Faith, Military Ties Brought Bomb Victims to Riyadh

Author: 
Amy Goldstein, The Washington Post
Publication Date: 
Fri, 2003-05-16 03:00

WASHINGTON, 16 May 2003 — Obadiah Y. Abdullah had converted to Islam. And 11 years into a military career, the US Army sergeant was drawn to the recruiting pitch of a defense contractor, the Vinnell Corp., offering him a lucrative job in Saudi Arabia, where he could fulfill the Muslim obligation to undertake a pilgrimage to Makkah.

So last July, Abdullah, a fire control specialist, left behind his wife and daughter in Colorado Springs and moved into a guarded compound in Riyadh to help train the National Guard. In January, he performed the Haj.

“He was amazed at ... the diversity of all the people there,” his wife, Sharon, recalled on Wednesday of his e-mailed accounts of the pilgrimage. “It was peaceful, and it was so many people from different backgrounds worshipping together. He was proud of it.”

Five months later, Abdullah this week was caught in a darker aspect of Middle Eastern life: The violent animosity of terrorists toward Westerners in the Kingdom. He was one of many Americans killed in coordinated car-bombings inside three gated compounds in Riyadh.

On Tuesday, Sharon Abdullah received a call from one of her husband’s friends, who had lived at the end of the Vinnell compound farthest from the bombing. He’d recognized her husband’s tattoos as he watched workers carrying out the bodies at daybreak.

Later that day, the company and the State Department telephoned her to confirm his death.

Families of some of the Americans killed spoke to reporters on Wednesday. Two of the victims were, like Abdullah, Army veterans who had been recruited by Vinnell to convey their military expertise to the National Guard.

Clifford Lawson, 46, had retired as a staff sergeant in 1997 and moved to Saudi Arabia to work for Vinnell in October of that year. He was a missile specialist during his 20 years in the US Army, and “the job he had was still military-related,” said his wife, Grace Lawson, of Atlanta.
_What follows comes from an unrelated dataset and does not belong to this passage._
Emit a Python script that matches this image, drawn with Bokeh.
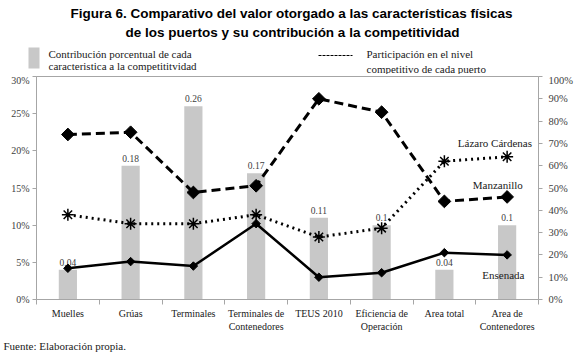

Lawson “loved the military life” and had a knack for computers and electronics, his wife said. They married in 1988, divorced and remarried nine months later. He was due to come home in July when their son, Jason, is to celebrate his 13th birthday. It would have been her husband’s first trip home in 1 1/2 years, but they talked, often twice a week. A middle school reading teacher, she bought “many, many, many” long-distance calling cards at Wal-Mart. “I would sit in my classroom during my planning period and call my husband.”

Todd Bair, 37, had returned from a two-week furlough to visit his family less than two weeks before he was killed. His stepfather, Richard Thompson, in Lake Wales, Florida., where Bair grew up, said that he had retired from the US Army a year ago this month. He and his British-born wife, Samantha, had decided that she would resettle with their two sons, aged 11 and 8, near her family in England, while he took a job as a trainer for Vinnell for at least a year.

Bair, who specialized in logistics and transportation, and his wife had decided while the separation would be difficult for the family, the job offered a way for him to continue the military training he loved and receive “decent reimbursement and tax advantages for a young family just starting out in the civilian sector,” Thompson said.

He arrived last month in England with a present for each son: A small metal fish that he’d found at a jewelry store in Riyadh. He had been intrigued by Saudi culture, but he was mindful of the “volatility of the situation” there and was reluctant to explore too broadly. “Caution was the lead dog over curiosity,” his stepfather said.